Tinder, by contrast, has a narrower view of the function of a prophetic stance, and although it is arguably correct for our present American cultural and political circumstances, his making it central to all Christian politics leads him to some harsh criticism of theological ideas of justice that have arisen in other situations. His low estimate of liberation theology is a case in point.
Further critical reflection leads one from asking these practical questions about how a prophetic stance interacts with human motives, hopes and circumstances to a more basic question of principle: Is the vision of the “good state,” which Tinder dismisses as “self-contradictory” and “profoundly false,” really irrelevant to the prophetic struggle against injustice, or do we need a vision of ideal justice precisely in order to recognize concrete injustices when we see them? A finely tuned sensitivity to human need and suffering may be a sufficient guide to action for the optimist who believes that the state can make everybody happy, but the realist who understands that every state rests on power and coercion is the one who most needs an ideal of power guided by justice. How else would that person decide which sufferings and frustrations to attack and which to accept? Here again, Niebuhr, the paradigmatic realist, stretches our political imagination in more idealistic directions: “Augustine’s realism was indeed excessive. On the basis of his principles, he could not distinguish between government and slavery, both of which were supposedly the rule over man by man and were both a consequence of, and remedy for, sin; nor could he distinguish between a commonwealth and a robber band, for both were bound together by collective interest” (Christian Realism and Political Problems).

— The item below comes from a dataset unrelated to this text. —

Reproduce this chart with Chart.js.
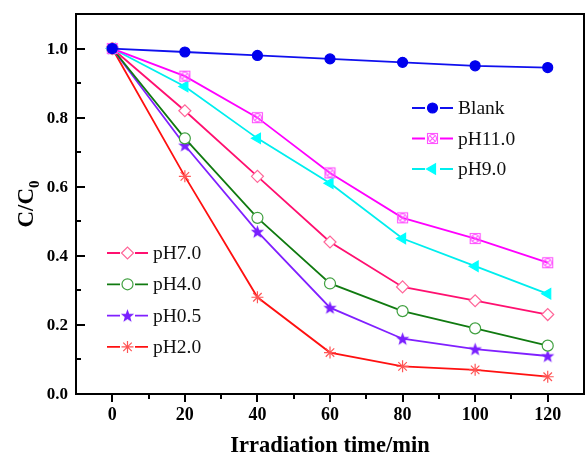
<!DOCTYPE html>
<html lang="en">
<head>
    <meta charset="UTF-8">
    <title>C/C0 vs irradiation time</title>
    <script src="https://cdn.jsdelivr.net/npm/chart.js"></script>
    <style>
        body { margin: 0; background: #ffffff; }
        #wrap { width: 587px; height: 460px; }
    </style>
</head>
<body>
    <div id="wrap"><canvas id="chart" width="587" height="460"></canvas></div>
    <script>
        // data
        const times = [0, 20, 40, 60, 80, 100, 120];
        const blank = [1.0, 0.99, 0.98, 0.97, 0.96, 0.95, 0.945];
        const ph110 = [1.0, 0.92, 0.80, 0.64, 0.51, 0.45, 0.38];
        const ph90 = [1.0, 0.89, 0.74, 0.61, 0.45, 0.37, 0.29];
        const ph70 = [1.0, 0.82, 0.63, 0.44, 0.31, 0.27, 0.23];
        const ph40 = [1.0, 0.74, 0.51, 0.32, 0.24, 0.19, 0.14];
        const ph05 = [1.0, 0.72, 0.47, 0.25, 0.16, 0.13, 0.11];
        const ph20 = [1.0, 0.63, 0.28, 0.12, 0.08, 0.07, 0.05];
        const xTicks = [0, 20, 40, 60, 80, 100, 120];
        const yTicks = [0.0, 0.2, 0.4, 0.6, 0.8, 1.0];

        const serif = '"Liberation Serif", "DejaVu Serif", serif';

        // little canvases for the markers Chart.js has no style for
        function markerCanvas(size, draw) {
            const c = document.createElement('canvas');
            c.width = size; c.height = size;
            draw(c.getContext('2d'), size / 2);
            return c;
        }

        const crossBox = markerCanvas(13, (g, m) => {
            g.strokeStyle = '#ff55ff';
            g.lineWidth = 1.1;
            g.strokeRect(1.5, 1.5, 10, 10);
            g.beginPath();
            g.arc(m, m, 4, 0, Math.PI * 2);
            g.stroke();
            g.beginPath();
            g.moveTo(m - 2.8, m - 2.8); g.lineTo(m + 2.8, m + 2.8);
            g.moveTo(m + 2.8, m - 2.8); g.lineTo(m - 2.8, m + 2.8);
            g.stroke();
        });

        const fullStar = markerCanvas(15, (g, m) => {
            g.fillStyle = '#7a1fff';
            g.beginPath();
            for (let i = 0; i < 10; i++) {
                const r = i % 2 === 0 ? 7 : 2.9;
                const a = -Math.PI / 2 + i * Math.PI / 5;
                const px = m + r * Math.cos(a), py = m + 0.5 + r * Math.sin(a);
                if (i === 0) g.moveTo(px, py); else g.lineTo(px, py);
            }
            g.closePath();
            g.fill();
        });

        function pts(vals) {
            return times.map((t, i) => ({ x: t, y: vals[i] }));
        }

        const datasets = [
            { label: 'Blank', data: pts(blank), borderColor: '#1010ee', pointStyle: 'circle',
              pointBackgroundColor: '#0000ee', pointBorderColor: '#0000ee', pointRadius: 5, group: 1 },
            { label: 'pH11.0', data: pts(ph110), borderColor: '#ff00ff', pointStyle: crossBox,
              pointBackgroundColor: '#ffffff', pointBorderColor: '#ff55ff', pointRadius: 6, group: 1 },
            { label: 'pH9.0', data: pts(ph90), borderColor: '#00eeee', pointStyle: 'triangle', pointRotation: 270,
              pointBackgroundColor: '#00ffff', pointBorderColor: '#00ffff', pointRadius: 6, group: 1 },
            { label: 'pH7.0', data: pts(ph70), borderColor: '#ff1070', pointStyle: 'rectRot',
              pointBackgroundColor: '#ffffff', pointBorderColor: '#ff6699', pointRadius: 6, group: 2 },
            { label: 'pH4.0', data: pts(ph40), borderColor: '#107a10', pointStyle: 'circle',
              pointBackgroundColor: '#ffffff', pointBorderColor: '#40a040', pointRadius: 5.5, group: 2 },
            { label: 'pH0.5', data: pts(ph05), borderColor: '#8020ff', pointStyle: fullStar,
              pointBackgroundColor: '#7a1fff', pointBorderColor: '#7a1fff', pointRadius: 6, group: 2 },
            { label: 'pH2.0', data: pts(ph20), borderColor: '#ff1010', pointStyle: 'star',
              pointBackgroundColor: '#ff5555', pointBorderColor: '#ff5555', pointRadius: 6, group: 2 }
        ];
        datasets.forEach(d => {
            d.borderWidth = 1.8;
            d.pointBorderWidth = 1.2;
            d.tension = 0;
            d.fill = false;
        });

        // axes, frame, ticks, titles and the two legend blocks
        const frame = {
            id: 'frame',
            afterDraw(chart) {
                const ctx = chart.ctx;
                const a = chart.chartArea;
                const xs = chart.scales.x, ys = chart.scales.y;
                ctx.save();
                ctx.strokeStyle = '#000';
                ctx.lineWidth = 2;
                ctx.strokeRect(a.left, a.top, a.right - a.left, a.bottom - a.top);

                // x ticks point down, minor every 10
                for (let v = 0; v <= 120; v += 10) {
                    const px = Math.round(xs.getPixelForValue(v));
                    const len = v % 20 === 0 ? 8 : 5;
                    ctx.beginPath();
                    ctx.moveTo(px, a.bottom);
                    ctx.lineTo(px, a.bottom + len);
                    ctx.stroke();
                }

                // y ticks point inward, minor every 0.1
                for (let k = 1; k <= 10; k++) {
                    const py = Math.round(ys.getPixelForValue(k / 10));
                    const len = k % 2 === 0 ? 9 : 5;
                    ctx.beginPath();
                    ctx.moveTo(a.left, py);
                    ctx.lineTo(a.left + len, py);
                    ctx.stroke();
                }

                ctx.fillStyle = '#000';
                ctx.font = 'bold 18px ' + serif;
                ctx.textAlign = 'center';
                ctx.textBaseline = 'top';
                xTicks.forEach(v => ctx.fillText(String(v), xs.getPixelForValue(v), a.bottom + 12));
                ctx.font = 'bold 17px ' + serif;
                ctx.textAlign = 'right';
                ctx.textBaseline = 'middle';
                yTicks.forEach(v => ctx.fillText(v.toFixed(1), a.left - 8, ys.getPixelForValue(v) + 1));

                // axis titles
                ctx.font = 'bold 22.5px ' + serif;
                ctx.textAlign = 'center';
                ctx.textBaseline = 'middle';
                ctx.fillText('Irradiation time/min', (a.left + a.right) / 2, 446);

                ctx.save();
                ctx.translate(27, (a.top + a.bottom) / 2);
                ctx.rotate(-Math.PI / 2);
                ctx.textAlign = 'left';
                ctx.font = 'bold 23px ' + serif;
                const main = 'C/C';
                const w = ctx.measureText(main).width;
                ctx.font = 'bold 15px ' + serif;
                const ws = ctx.measureText('0').width;
                const start = -(w + ws) / 2;
                ctx.font = 'bold 23px ' + serif;
                ctx.fillText(main, start, 0);
                ctx.font = 'bold 15px ' + serif;
                ctx.fillText('0', start + w, 8);
                ctx.restore();

                // legends
                const spots = { 1: { x: 412, y: 108, gap: 30.5 }, 2: { x: 107, y: 253, gap: 31.3 } };
                const count = { 1: 0, 2: 0 };
                chart.data.datasets.forEach(d => {
                    const s = spots[d.group];
                    const y = s.y + count[d.group]++ * s.gap;
                    ctx.strokeStyle = d.borderColor;
                    ctx.lineWidth = 1.8;
                    ctx.beginPath();
                    ctx.moveTo(s.x, y);
                    ctx.lineTo(s.x + 41, y);
                    ctx.stroke();
                    ctx.fillStyle = '#ffffff';
                    ctx.fillRect(s.x + 13, y - 6, 15, 12);
                    ctx.fillStyle = d.pointBackgroundColor;
                    ctx.strokeStyle = d.pointBorderColor;
                    ctx.lineWidth = 1.2;
                    Chart.helpers.drawPoint(ctx, {
                        pointStyle: d.pointStyle,
                        rotation: d.pointRotation || 0,
                        radius: d.pointRadius,
                        borderWidth: 1.2
                    }, s.x + 20.5, y);
                    ctx.fillStyle = '#111';
                    ctx.font = '19.5px ' + serif;
                    ctx.textAlign = 'left';
                    ctx.textBaseline = 'middle';
                    ctx.fillText(d.label, s.x + 46, y + 1);
                });
                ctx.restore();
            }
        };

        new Chart(document.getElementById('chart'), {
            type: 'line',
            data: { datasets: datasets },
            options: {
                responsive: false,
                animation: false,
                layout: { autoPadding: false, padding: { left: 76, right: 3, top: 14, bottom: 66 } },
                plugins: { legend: { display: false }, tooltip: { enabled: false } },
                scales: {
                    x: { type: 'linear', min: -10, max: 130, display: false },
                    y: { min: 0, max: 1.1, display: false }
                }
            },
            plugins: [frame]
        });
    </script>
</body>
</html>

In his sharp distinction between community and society and his tendency to dampen hope with predetermined limits on what societies can achieve, Tinder seems to me to speak for a too-narrow spectrum of the large tradition he is seeking to interpret. His “Reformation” tradition is far smaller than that of the Reformers, to say nothing of the “Catholics” whom he has set aside. Many readers who find that Tinder sets them thinking about important and neglected connections between faith and politics will nevertheless conclude upon reflection that political societies offer positive opportunities for human fulfillment, and that they are essential expressions of our created human nature, rather than concessions to our fallen state. Such readers stand in the tradition of Thomas Aquinas, Richard Hooker and that notorious “Catholic,” John Calvin. But the “Catholic” hope for Christian politics always acknowledged the reality of sin, too; and Tinder’s more vigorous rejection of political hope may be a useful antidote to secular optimism even if it is not (as I think it is not) a true statement of human possibilities.
Most remarkable and admirable in Tinder’s reading of the “Reformation” tradition is his steadfast refusal to allow the limited expectations of his theology to temper the commitments of his faith. His “prophetic stance” makes a claim on us that even his critics will acknowledge.
The truth of the concept of the prophetic stance is realized only to the extent that my life is shaped by my apprehension not merely of the concrete here and now but of the global situation and eternal destiny of the human race. Such a unification of existence will be fully accomplished when love becomes all that it ought to be and there is no longer tension or even difference between love of self and others or between the love of personal friends and of all humanity. In organizing and maintaining the polity, it is vital to remember that love has not been thus perfected. But prophetic faith tells us that it will be and that this faith must form and direct our individual lives.